As for the diagnosis of OB, clearly the frustration with using histology alone is what led many of us to adopt the physiologic approach to bronchiolitis obliterans syndrome. I think the experience in many centers is still not good enough to rely completely on that as the way to go, and for the purposes of this trial, we thought that relying on histology, an accepted gold standard, if you will, was appropriate. Perhaps by reanalysis we will find other patients later who will show this syndrome, but I am not convinced that it will make the analysis any different.
In regard to the comments of Dr Shennib and Dr Schäfers about the cyclosporine level being between 750 and 1,000 ng, you are quite right that that represents a nonspecific TDX, a method that we use clinically at the University of Pittsburgh. Perhaps by using the more specific radioimmunoassay analyses, we could tighten our therapeutic window. In all instances we try to push the level of immunosuppression, whether it is FK 506 or cyclosporine, to what is considered a somewhat toxic level, whether by the nonspecific or the specific technique, and we use rises in serum creatinine and decline in creatinine clearance as the measures for this. Approximately 40% to 50% of the patients in each arm have some major degree of renal dysfunction with a doubling of the serum creatinine levels from preoperative levels.

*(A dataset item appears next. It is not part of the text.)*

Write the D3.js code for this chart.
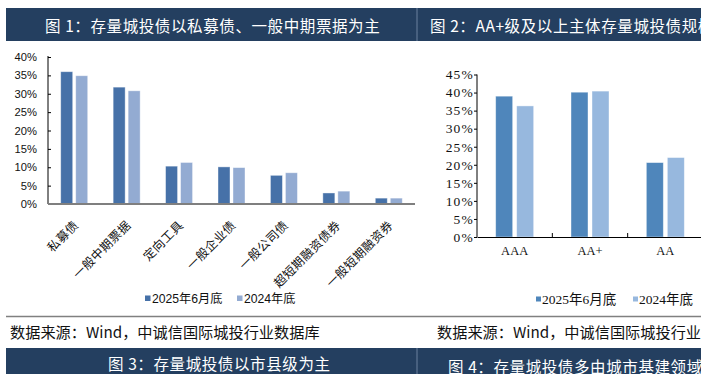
<!DOCTYPE html>
<html>
<head>
  <meta charset="utf-8">
  <script src="https://cdnjs.cloudflare.com/ajax/libs/d3/7.8.5/d3.min.js"></script>
  <style>
    body, html {
      margin: 0;
      padding: 0;
      background: white;
      overflow: hidden;
    }
    .cjk { font-family: 'Noto Sans CJK SC', sans-serif; }
  </style>
</head>
<body>
  <svg id="chart" width="701" height="374"></svg>
  <script>
    // chart 1 data
    const cats1 = ["私募债", "一般中期票据", "定向工具", "一般企业债", "一般公司债", "超短期融资债券", "一般短期融资券"];
    const s1Jun2025 = [36.0, 31.8, 10.3, 10.1, 7.8, 3.0, 1.6];
    const s1End2024 = [34.9, 30.8, 11.3, 9.9, 8.5, 3.5, 1.6];
    const yTicks1 = [0, 5, 10, 15, 20, 25, 30, 35, 40];

    // chart 2 data
    const cats2 = ["AAA", "AA+", "AA"];
    const s2Jun2025 = [39.0, 40.1, 20.6];
    const s2End2024 = [36.3, 40.4, 22.0];
    const yTicks2 = [0, 5, 10, 15, 20, 25, 30, 35, 40, 45];

    const seriesNames = ["2025年6月底", "2024年底"];

    const titles = {
      fig1: "图 1：存量城投债以私募债、一般中期票据为主",
      fig2: "图 2：AA+级及以上主体存量城投债规模",
      fig3: "图 3：存量城投债以市县级为主",
      fig4: "图 4：存量城投债多由城市基建领域"
    };
    const sourceText = "数据来源：Wind，中诚信国际城投行业数据库";

    const navy = "#243f60";
    const svg = d3.select("#chart");

    // header bands
    svg.append("rect").attr("x", 6).attr("y", 8).attr("width", 695).attr("height", 33).attr("fill", navy);
    svg.append("rect").attr("x", 6).attr("y", 348).attr("width", 695).attr("height", 26).attr("fill", navy);
    svg.append("line").attr("x1", 417).attr("x2", 417).attr("y1", 8).attr("y2", 41)
      .attr("stroke", "#6a819e").attr("stroke-width", 1);
    svg.append("line").attr("x1", 417).attr("x2", 417).attr("y1", 348).attr("y2", 374)
      .attr("stroke", "#6a819e").attr("stroke-width", 1);

    function header(txt, x, y) {
      svg.append("text").attr("class", "cjk").attr("x", x).attr("y", y)
        .attr("fill", "white").attr("font-size", 15.5).attr("letter-spacing", 0.6)
        .attr("dominant-baseline", "central").text(txt);
    }
    header(titles.fig1, 45, 25);
    header(titles.fig2, 430, 25);
    header(titles.fig3, 108, 363);
    header(titles.fig4, 448, 366);

    // gray separator + source
    svg.append("line").attr("x1", 6).attr("x2", 701).attr("y1", 316.5).attr("y2", 316.5)
      .attr("stroke", "#808080").attr("stroke-width", 1.5);
    svg.append("text").attr("class", "cjk").attr("x", 10).attr("y", 331)
      .attr("font-size", 15.2).attr("fill", "#111").attr("dominant-baseline", "central").text(sourceText);
    svg.append("text").attr("class", "cjk").attr("x", 437).attr("y", 331)
      .attr("font-size", 15.2).attr("fill", "#111").attr("dominant-baseline", "central").text(sourceText);

    // ---------- chart 1 ----------
    const c1Dark = "#4671a8", c1Light = "#93abd2";
    const x1 = d3.scaleBand().domain(cats1).range([48, 415]);
    const xs1 = d3.scaleBand().domain(seriesNames).range([-13.5, 13.5]).paddingInner(0.2);
    const y1 = d3.scaleLinear().domain([0, 40]).range([204, 57]);

    const g1 = svg.append("g");
    [s1Jun2025, s1End2024].forEach((vals, si) => {
      g1.selectAll(".b1s" + si)
        .data(cats1.map((c, i) => ({ c, v: vals[i] })))
        .join("rect")
        .attr("x", d => x1(d.c) + x1.bandwidth() / 2 + xs1(seriesNames[si]))
        .attr("y", d => y1(d.v))
        .attr("width", xs1.bandwidth())
        .attr("height", d => y1(0) - y1(d.v))
        .attr("fill", si === 0 ? c1Dark : c1Light)
        .attr("stroke", "#ffffff").attr("stroke-opacity", 0.5).attr("stroke-width", 0.8);
    });

    const yAx1 = svg.append("g").attr("transform", "translate(48,0)")
      .call(d3.axisLeft(y1).tickValues(yTicks1).tickFormat(d => d + "%").tickSize(-3).tickPadding(11));
    yAx1.select(".domain").attr("stroke", "#000").attr("d", "M0,56V204");
    yAx1.selectAll("text").attr("font-family", "'Liberation Sans', Arial, sans-serif").attr("font-size", 11.2).attr("fill", "#111");
    yAx1.selectAll(".tick line").attr("stroke", "#000");

    svg.append("line").attr("x1", 48).attr("x2", 415).attr("y1", 204).attr("y2", 204)
      .attr("stroke", "#7f7f7f").attr("stroke-width", 2);

    svg.append("g").selectAll("text").data(cats1).join("text")
      .attr("class", "cjk")
      .attr("transform", d => `translate(${x1(d) + x1.bandwidth() / 2 + 5},${226}) rotate(-45)`)
      .attr("text-anchor", "end")
      .attr("font-size", 12.2).attr("letter-spacing", 0.4).attr("fill", "#111")
      .text(d => d);

    // legend 1
    const leg1 = [{ x: 145, tx: 152 }, { x: 237, tx: 244 }];
    leg1.forEach((p, i) => {
      svg.append("rect").attr("x", p.x).attr("y", 295.5).attr("width", 5.5).attr("height", 5.5)
        .attr("fill", i === 0 ? c1Dark : c1Light);
      svg.append("text").attr("x", p.tx).attr("y", 298.5).attr("dominant-baseline", "central")
        .attr("font-family", "'Liberation Sans', 'Noto Sans CJK SC', sans-serif")
        .attr("font-size", 12.2).attr("fill", "#111").text(seriesNames[i]);
    });

    // ---------- chart 2 ----------
    const c2Dark = "#4f86bb", c2Light = "#97b8de";
    const x2 = d3.scaleBand().domain(cats2).range([477, 703]);
    const xs2 = d3.scaleBand().domain(seriesNames).range([-19, 19]).paddingInner(4 / 21);
    const y2 = d3.scaleLinear().domain([0, 45]).range([237, 74.5]);

    [s2Jun2025, s2End2024].forEach((vals, si) => {
      svg.append("g").selectAll("rect")
        .data(cats2.map((c, i) => ({ c, v: vals[i] })))
        .join("rect")
        .attr("x", d => x2(d.c) + x2.bandwidth() / 2 + xs2(seriesNames[si]))
        .attr("y", d => y2(d.v))
        .attr("width", xs2.bandwidth())
        .attr("height", d => y2(0) - y2(d.v))
        .attr("fill", si === 0 ? c2Dark : c2Light)
        .attr("stroke", "#ffffff").attr("stroke-opacity", 0.5).attr("stroke-width", 0.8);
    });

    const yAx2 = svg.append("g").attr("transform", "translate(477,0)")
      .call(d3.axisLeft(y2).tickValues(yTicks2).tickFormat(d => d + "%").tickSize(3).tickPadding(0));
    yAx2.select(".domain").attr("stroke", "#000").attr("d", "M0,74.5V237");
    yAx2.selectAll(".tick line").attr("stroke", "#000");
    yAx2.selectAll("text").attr("font-family", "'Liberation Serif', 'Times New Roman', serif")
      .attr("font-size", 13.5).attr("letter-spacing", 1.2).attr("fill", "#111");

    const xAx2 = svg.append("g").attr("transform", "translate(0,237)")
      .call(d3.axisBottom(x2).tickSize(0).tickPadding(9));
    xAx2.select(".domain").attr("stroke", "#000");
    xAx2.selectAll("text").attr("font-family", "'Liberation Serif', 'Times New Roman', serif")
      .attr("font-size", 12.5).attr("fill", "#111");
    // boundary ticks between categories, pointing up
    svg.append("g").selectAll("line").data(cats2.slice(1)).join("line")
      .attr("x1", d => x2(d)).attr("x2", d => x2(d))
      .attr("y1", 237).attr("y2", 233).attr("stroke", "#000");

    // legend 2
    const leg2 = [{ x: 536, tx: 542 }, { x: 633, tx: 639 }];
    leg2.forEach((p, i) => {
      svg.append("rect").attr("x", p.x).attr("y", 296.5).attr("width", 5).attr("height", 5)
        .attr("fill", i === 0 ? c2Dark : c2Light);
      svg.append("text").attr("x", p.tx).attr("y", 299.5).attr("dominant-baseline", "central")
        .attr("font-family", "'Liberation Serif', 'Noto Sans CJK SC', serif")
        .attr("font-size", 13.5).attr("fill", "#111").text(seriesNames[i]);
    });
  </script>
</body>
</html>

As for Dr Shennib's other question about whether younger patients do better, frankly we have not analyzed that. I think that the fact that overall, irrespective of age, the tacrolimus-treated patients did better speaks for itself.

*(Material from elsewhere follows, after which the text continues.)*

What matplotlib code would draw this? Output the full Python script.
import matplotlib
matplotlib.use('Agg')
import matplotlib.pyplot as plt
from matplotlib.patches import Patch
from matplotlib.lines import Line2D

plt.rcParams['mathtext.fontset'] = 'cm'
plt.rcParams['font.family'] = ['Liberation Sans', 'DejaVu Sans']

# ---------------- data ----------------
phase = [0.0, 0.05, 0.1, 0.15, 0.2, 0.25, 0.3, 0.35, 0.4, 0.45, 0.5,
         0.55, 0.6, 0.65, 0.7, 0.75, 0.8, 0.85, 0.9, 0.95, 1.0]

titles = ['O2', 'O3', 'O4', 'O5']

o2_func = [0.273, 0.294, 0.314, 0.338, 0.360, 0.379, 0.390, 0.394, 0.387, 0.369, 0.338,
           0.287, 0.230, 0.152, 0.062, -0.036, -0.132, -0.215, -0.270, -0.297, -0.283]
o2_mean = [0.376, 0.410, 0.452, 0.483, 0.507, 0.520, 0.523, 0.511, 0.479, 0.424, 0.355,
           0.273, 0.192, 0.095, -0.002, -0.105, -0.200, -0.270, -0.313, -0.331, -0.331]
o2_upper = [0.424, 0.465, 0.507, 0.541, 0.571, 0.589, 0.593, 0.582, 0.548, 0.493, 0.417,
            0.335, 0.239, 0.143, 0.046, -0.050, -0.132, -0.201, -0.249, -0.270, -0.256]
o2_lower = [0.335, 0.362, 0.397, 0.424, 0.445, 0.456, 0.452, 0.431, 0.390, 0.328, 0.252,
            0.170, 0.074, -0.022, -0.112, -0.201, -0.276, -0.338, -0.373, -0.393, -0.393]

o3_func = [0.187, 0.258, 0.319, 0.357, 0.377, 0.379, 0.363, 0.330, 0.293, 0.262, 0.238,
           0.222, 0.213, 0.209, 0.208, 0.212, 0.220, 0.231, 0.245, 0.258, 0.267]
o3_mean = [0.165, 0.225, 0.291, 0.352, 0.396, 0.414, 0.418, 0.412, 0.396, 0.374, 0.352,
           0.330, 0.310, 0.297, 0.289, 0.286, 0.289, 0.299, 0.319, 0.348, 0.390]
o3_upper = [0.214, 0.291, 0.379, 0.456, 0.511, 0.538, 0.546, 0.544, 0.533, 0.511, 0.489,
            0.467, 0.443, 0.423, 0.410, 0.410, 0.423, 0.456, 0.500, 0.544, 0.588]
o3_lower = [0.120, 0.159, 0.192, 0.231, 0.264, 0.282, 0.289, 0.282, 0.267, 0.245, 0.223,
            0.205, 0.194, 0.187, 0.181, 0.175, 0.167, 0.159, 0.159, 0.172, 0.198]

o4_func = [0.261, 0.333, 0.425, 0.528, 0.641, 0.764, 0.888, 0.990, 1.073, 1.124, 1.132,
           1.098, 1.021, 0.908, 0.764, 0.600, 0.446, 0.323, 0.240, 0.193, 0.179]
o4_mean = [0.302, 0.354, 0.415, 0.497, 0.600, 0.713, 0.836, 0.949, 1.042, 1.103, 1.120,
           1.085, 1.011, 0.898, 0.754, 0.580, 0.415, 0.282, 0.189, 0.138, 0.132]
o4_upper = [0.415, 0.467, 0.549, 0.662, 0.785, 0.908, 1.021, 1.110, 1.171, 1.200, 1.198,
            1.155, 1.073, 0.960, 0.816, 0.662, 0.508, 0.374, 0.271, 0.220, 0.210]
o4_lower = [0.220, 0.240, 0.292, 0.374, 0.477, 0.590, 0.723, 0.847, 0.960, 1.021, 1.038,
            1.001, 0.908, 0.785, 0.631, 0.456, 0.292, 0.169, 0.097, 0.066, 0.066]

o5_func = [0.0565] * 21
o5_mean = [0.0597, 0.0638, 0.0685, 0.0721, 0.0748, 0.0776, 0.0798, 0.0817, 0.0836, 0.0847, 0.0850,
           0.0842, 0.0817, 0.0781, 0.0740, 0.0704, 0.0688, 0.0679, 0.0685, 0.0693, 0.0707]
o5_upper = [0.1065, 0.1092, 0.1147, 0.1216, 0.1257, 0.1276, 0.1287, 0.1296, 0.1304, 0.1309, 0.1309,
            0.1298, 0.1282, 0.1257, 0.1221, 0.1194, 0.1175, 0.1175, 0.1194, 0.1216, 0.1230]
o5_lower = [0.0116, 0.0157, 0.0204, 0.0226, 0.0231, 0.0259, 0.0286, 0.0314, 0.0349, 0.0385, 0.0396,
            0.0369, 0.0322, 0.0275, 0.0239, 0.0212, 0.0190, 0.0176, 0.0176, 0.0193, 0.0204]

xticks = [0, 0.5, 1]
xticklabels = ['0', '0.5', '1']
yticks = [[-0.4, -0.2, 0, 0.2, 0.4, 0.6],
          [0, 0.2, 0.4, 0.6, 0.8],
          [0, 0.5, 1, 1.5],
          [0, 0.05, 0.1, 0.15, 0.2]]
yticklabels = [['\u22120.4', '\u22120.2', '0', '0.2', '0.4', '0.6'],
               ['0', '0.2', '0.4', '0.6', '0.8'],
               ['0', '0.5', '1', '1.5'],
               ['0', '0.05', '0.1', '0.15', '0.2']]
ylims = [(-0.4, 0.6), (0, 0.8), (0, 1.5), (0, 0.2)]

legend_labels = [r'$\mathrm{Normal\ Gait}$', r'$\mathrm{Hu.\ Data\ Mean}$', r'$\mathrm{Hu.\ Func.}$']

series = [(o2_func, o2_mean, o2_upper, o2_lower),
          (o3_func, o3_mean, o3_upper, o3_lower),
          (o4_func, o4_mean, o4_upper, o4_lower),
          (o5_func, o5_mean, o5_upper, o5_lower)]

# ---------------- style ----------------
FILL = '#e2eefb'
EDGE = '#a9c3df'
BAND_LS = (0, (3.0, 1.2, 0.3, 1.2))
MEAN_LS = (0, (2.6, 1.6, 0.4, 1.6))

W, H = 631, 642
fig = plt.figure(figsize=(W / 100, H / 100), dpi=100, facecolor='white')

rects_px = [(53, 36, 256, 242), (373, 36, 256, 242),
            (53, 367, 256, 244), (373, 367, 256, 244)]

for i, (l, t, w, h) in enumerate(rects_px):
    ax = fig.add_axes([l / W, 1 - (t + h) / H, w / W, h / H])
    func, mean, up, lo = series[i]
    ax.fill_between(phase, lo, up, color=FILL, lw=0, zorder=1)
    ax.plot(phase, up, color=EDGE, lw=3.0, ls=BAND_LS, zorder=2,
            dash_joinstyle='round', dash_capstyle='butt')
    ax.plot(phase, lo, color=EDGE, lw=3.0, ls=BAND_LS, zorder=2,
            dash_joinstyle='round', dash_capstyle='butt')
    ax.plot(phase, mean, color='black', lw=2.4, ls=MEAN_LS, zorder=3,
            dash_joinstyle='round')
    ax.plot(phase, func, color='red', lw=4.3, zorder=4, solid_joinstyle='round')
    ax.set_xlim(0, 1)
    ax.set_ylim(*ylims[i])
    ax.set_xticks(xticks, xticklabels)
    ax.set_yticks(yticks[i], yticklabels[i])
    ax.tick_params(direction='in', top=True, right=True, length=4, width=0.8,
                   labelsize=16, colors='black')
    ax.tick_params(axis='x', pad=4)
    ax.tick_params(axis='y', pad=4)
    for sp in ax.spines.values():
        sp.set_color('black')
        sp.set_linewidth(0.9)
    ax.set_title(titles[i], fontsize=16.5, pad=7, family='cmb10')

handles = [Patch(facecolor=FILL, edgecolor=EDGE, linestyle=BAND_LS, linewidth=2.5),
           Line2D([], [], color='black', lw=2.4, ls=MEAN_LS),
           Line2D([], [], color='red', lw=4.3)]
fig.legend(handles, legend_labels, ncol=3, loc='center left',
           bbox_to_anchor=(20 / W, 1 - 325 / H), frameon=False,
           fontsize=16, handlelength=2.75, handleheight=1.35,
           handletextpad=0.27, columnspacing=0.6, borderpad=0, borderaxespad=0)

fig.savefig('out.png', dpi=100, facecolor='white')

In regard to Dr Cardoso's comments, throughout much of this trial, tacrolimus, or FK 506, was an experimental drug, and therefore it was provided free to the patients. Subsequent to the Food and Drug Administration approval of tacrolimus, which is why it has its new name and the trade name Prograf, it is now commercially available and has been priced to compete with cyclosporine at virtually the same cost to the patient. I think that only now will we be able to look seriously at the induction of tolerance and the presence potentially of microchimerism through peripheral blood analysis. We have not done that yet but will over the next couple of years.